Driving while ‘intexticated’
Despite the alleged dangers of cell phone use while driving, techno-savvy people are still punching those buttons while behind the wheel.
That usage includes “intexticated” drivers, a term used to liken the practice of texting and driving to driving while intoxicated.
Regardless of potential dangers, 60 percent of those aged 16 to 19 admitted to driving while texting and 49 percent of those aged 20 to 29 said the same, according to a recent report released by Vlingo, which specializes in voice recognition technology.
Vlingo surveyed nearly 5,000 online opinion panel members aged 13 and older that lived in the United States. The survey bears a statistical accuracy of plus or minus 1.41 percent for the total sample at the 95 percent confidence level, according to the release.
Those percentages come despite legislation banning driving while texting in seven states and the District of Columbia. However, the numbers could see a chilling reality following close behind.
A study by the Virginia Tech Transportation Institute suggests the risk of crash or near crash event is 23.2 times higher than non-distracted driving. The study also showed that dialing or reaching for a phone increases the risk of crashing.
“Cellphone use really promotes hands off the wheel, eyes off the road,” said Dr. Louis Hugo Francescutti, founder of the Coalition for Cellphone-Free Driving. Francescutti is also an emergency physician and graduate of the University of Alberta. The coalition was established by medical students at the U of A to raise awareness of the dangers of cell phone use.

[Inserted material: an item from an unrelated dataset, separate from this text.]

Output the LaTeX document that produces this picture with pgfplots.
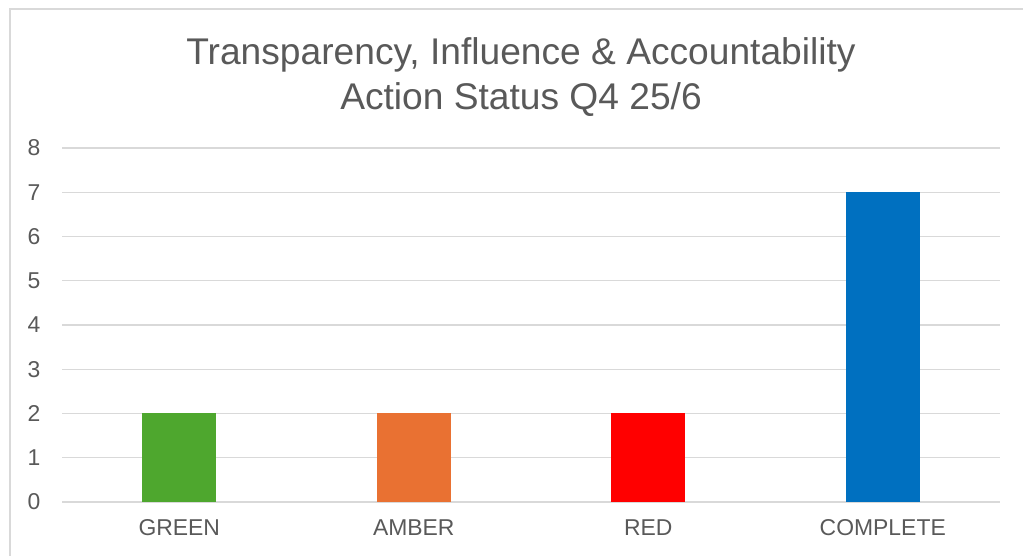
\documentclass[border=0pt]{standalone}
\usepackage{fontspec}
\setmainfont{Liberation Sans}
\usepackage{pgfplots}
\pgfplotsset{compat=1.18}
\definecolor{txtgray}{RGB}{89,89,89}
\definecolor{gridgray}{RGB}{217,217,217}
\definecolor{cgreen}{RGB}{78,167,46}
\definecolor{camber}{RGB}{233,113,50}
\definecolor{cred}{RGB}{255,0,0}
\definecolor{cblue}{RGB}{0,112,192}
\begin{document}
\begin{tikzpicture}[x=1bp,y=1bp]
\path[use as bounding box] (0,0) rectangle (1023,556);
% chart frame (cut off right and bottom)
\draw[gridgray, line width=1.5bp] (10,-5) -- (10,547) -- (1030,547);
% title
\node[anchor=base, txtgray, font=\fontsize{37.3}{45}\selectfont] at (521,491) {Transparency, Influence \& Accountability};
\node[anchor=base, txtgray, font=\fontsize{37.3}{45}\selectfont] at (521,446) {Action Status Q4 25/6};
\coordinate (origin) at (62,54);
\begin{axis}[
  at={(origin)}, anchor=south west,
  scale only axis, width=938bp, height=354bp,
  xmin=-0.5, xmax=3.5, ymin=0, ymax=8,
  ybar, bar width=74bp,
  axis line style={draw=none},
  ymajorgrids, grid style={gridgray, line width=1.2bp},
  xtick={0,1,2,3},
  xticklabels={GREEN,AMBER,RED,COMPLETE},
  ytick={0,1,...,8},
  major tick length=0pt,
  tick label style={txtgray, font=\fontsize{23}{27}\selectfont},
  /pgf/number format/assume math mode=true,
  xticklabel style={yshift=-14bp},
  yticklabel style={xshift=-18bp},
  clip=false,
]
\addplot[fill=cgreen, draw=none, bar shift=0pt] coordinates {(0,2)};
\addplot[fill=camber, draw=none, bar shift=0pt] coordinates {(1,2)};
\addplot[fill=cred, draw=none, bar shift=0pt] coordinates {(2,2)};
\addplot[fill=cblue, draw=none, bar shift=0pt] coordinates {(3,7)};
\end{axis}
\end{tikzpicture}
\end{document}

“The only way we can do it is to have a complete cell phone ban while driving,” Francescutti said.
Some provinces have already implemented — or are in the process of implementing —cellphone bans in vehicles including B.C. and Saskatchewan as well as Manitoba, Ontario, Quebec, Newfoundland and Labrador, and Nova Scotia.
The county of Strathcona, which is east of Edmonton, has also implemented a handheld cellphone ban as of Sept. 1.
However, Francescutti said he worries this may lead people to think hands-free cellphone usage is a better idea.
“They’re actually putting people in danger because they (drivers) are switching over to Bluetooth technology, when the science tells us there’s no difference,” he said.
He says the real problem lies in the conversations being carried on, though he said intextication is a word people should use more often since it’s very descriptive.
“It’s a good word — I hope it catches on,” he said. “The effects are similar if not worse.”
“I’m not sure what people are thinking when they’re doing that whole texting stuff,” said Liz Owens with the office of traffic safety in the Alberta transportation department. She said she’s seen everything from a woman applying mascara while travelling at high speeds down 50th street in Edmonton to an individual reading a book while headed full speed down Highway 2.
The province of Alberta has been debating the issue of legislation against distracted driving altogether, which could include activities such as reading, writing, performing, and personal grooming as well as cellphone usage. But what that distracted driving legislation is going to include is still up in the air.
“What it’s finally going to look like at the end of the day we don’t know, unfortunately,” Owens said.
The legislation may see itself tabled as early as the end of October.
However, Francescutti questions how spectacular that law might be.
“I suspect that, given that we have such a lax attitude around traffic safety, there probably won’t be anything earth shattering (about the law),” he said, adding Alberta was the last province to make seat belts and child restraints mandatory.
There have been questions around how to enforce the law, though he says that shouldn’t be the focus.
“That’s not the point,” he said. “You want to create it socially (so that) the norm is you’re not allowed to do it.”
The enforcement will happen, he said, but he calls the concern about enforcing the law an excuse used for not passing legislation. Focus on the message instead, he adds.
However, due to logistics, Owen says enforcement is an important part.
“Anything we implement has to be defendable in the law,” she said. “We don’t want tons of prosecutions filling up the courts.”
Currently, drivers can be fined for driving with undue care and attention, though it’s up to the officer’s discretion in many cases what undue care looks like.
“If anybody out there drives, they’ve got to realize that you can’t do it while using a cell phone,” Francescutti warns. “It’s just a matter of time before you end up in our emergency department.”